Das lições desse importante momento histórico eu pesquei algumas. Primeiro, com esse levante ficou provado que o povo não é idiota, já está portando armas (coquetel molotov não é uma delas?) e que o bicho pode pegar ainda mais. Em segundo, a triste constatação de que nossos governos, especialmente do Partido dos Trabalhadores, continuam adotando práticas históricas da direita para justificar o injustificável: a usurpação do patrimônio público, a violência policial, a falta de diálogo com os anseios populares e com as sociedade civil organizada, digo, não aquela aparelhada. Terceiro, nossa mídia, especialmente a esportiva, manifesta-se de forma reacionária e alienada, pois seu editorial encontra-se atrelado a filosofia da décadas de 1960/70, onde predominava no esporte e na educação física a filosofia eugenista e higienista, atrelada ao ufanismo cretino do governo militarista. Um exemplo disso é a declaração do auxiliar técnico Parreira na entrevista coletiva de 21/06/2013, que está acostumado, ou diria treinado, para não misturar política e futebol. Eles construíram e hegemonizam a linha editorial do jornalismo esportivo. Apenas hegemonizam, mas não se apropriaram totalmente.

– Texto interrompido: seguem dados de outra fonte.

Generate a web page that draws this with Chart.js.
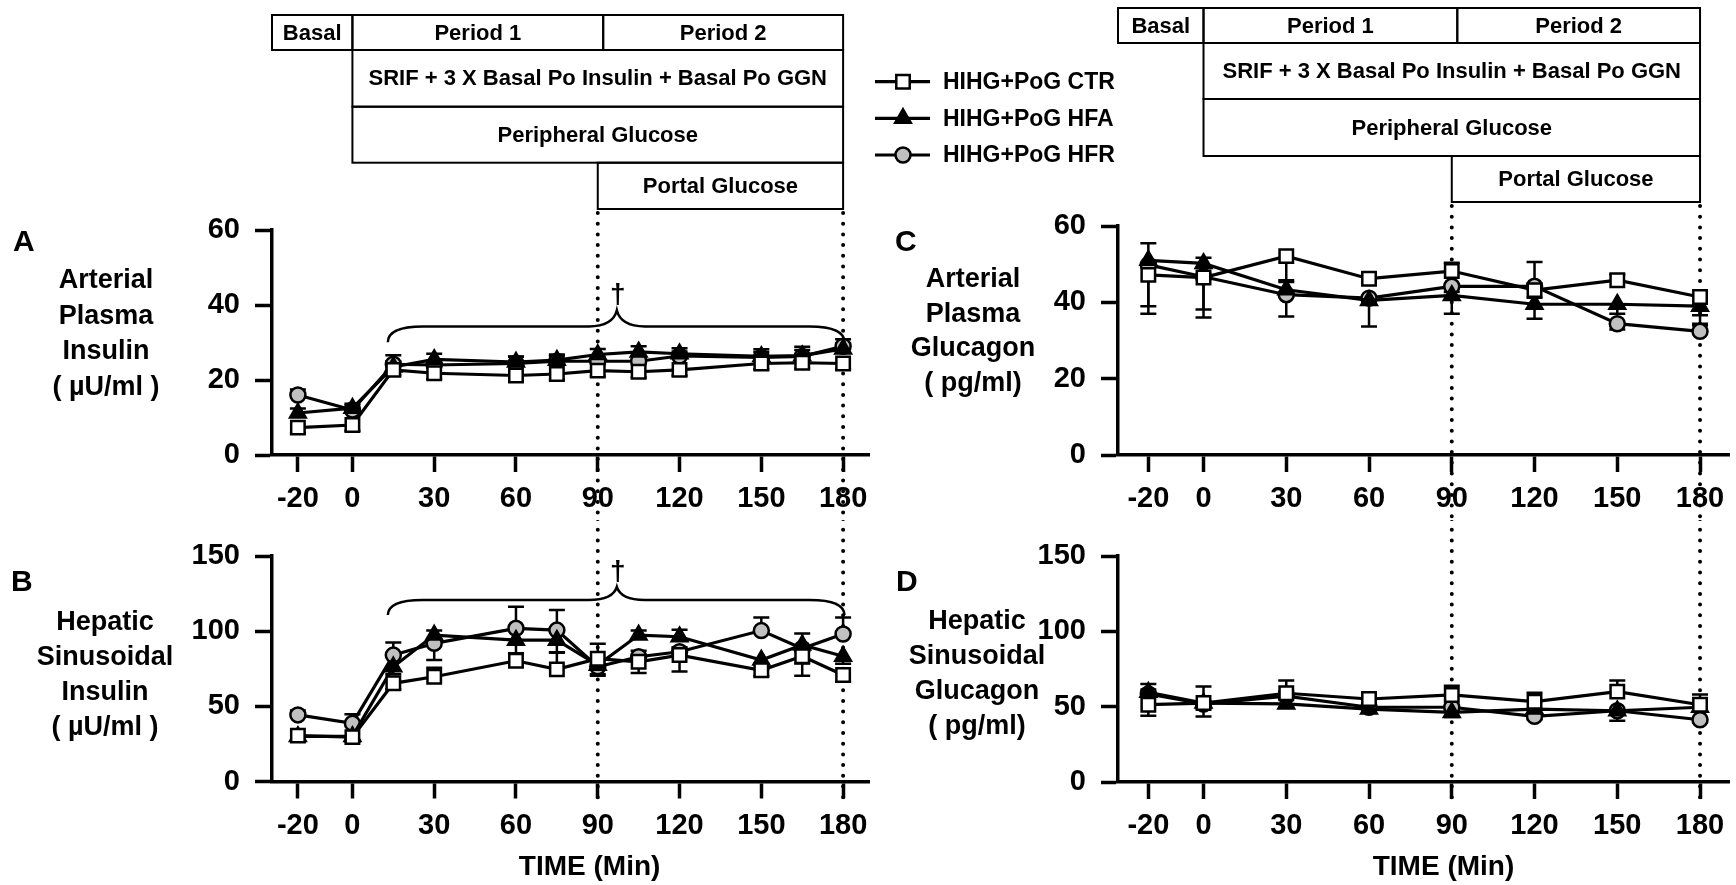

Pra finalizar, a maior lição que aprendi foi repensar meu papel de consumidor do esporte telespetáculo, conforme anunciou Betti, 1997. Esse autor denuncia como o esporte se relaciona de forma autônoma com a mídia, como se representasse uma entidade com personalidade própria, mas que de fato, é uma leitura dessa manifestação humana como produto de consumo. E altamente rentável. Por isso é deliberadamente alienada ao contexto social, pois esse possui contradições diversas que não são palatáveis ao consumidor. Talvez isso explique a intelectualmente orquestrada desqualificação e alienação das manifestações junto à mídia. E o esporte telespetáculo tem seus "ícones do mal", alguns dele já citados neste blogue. Concluo que mesmo consumindo e se apropriando, é necessário o "diálogo" com esta janela de vidro e, principalmente, a tomada de ação política individual e coletiva de forma crítica, de forma a desembocar em ações de transformação. Ou reprodução, dependendo da identidade coletiva.

E você, o que pensa?


As referências deste post estão em forma de link.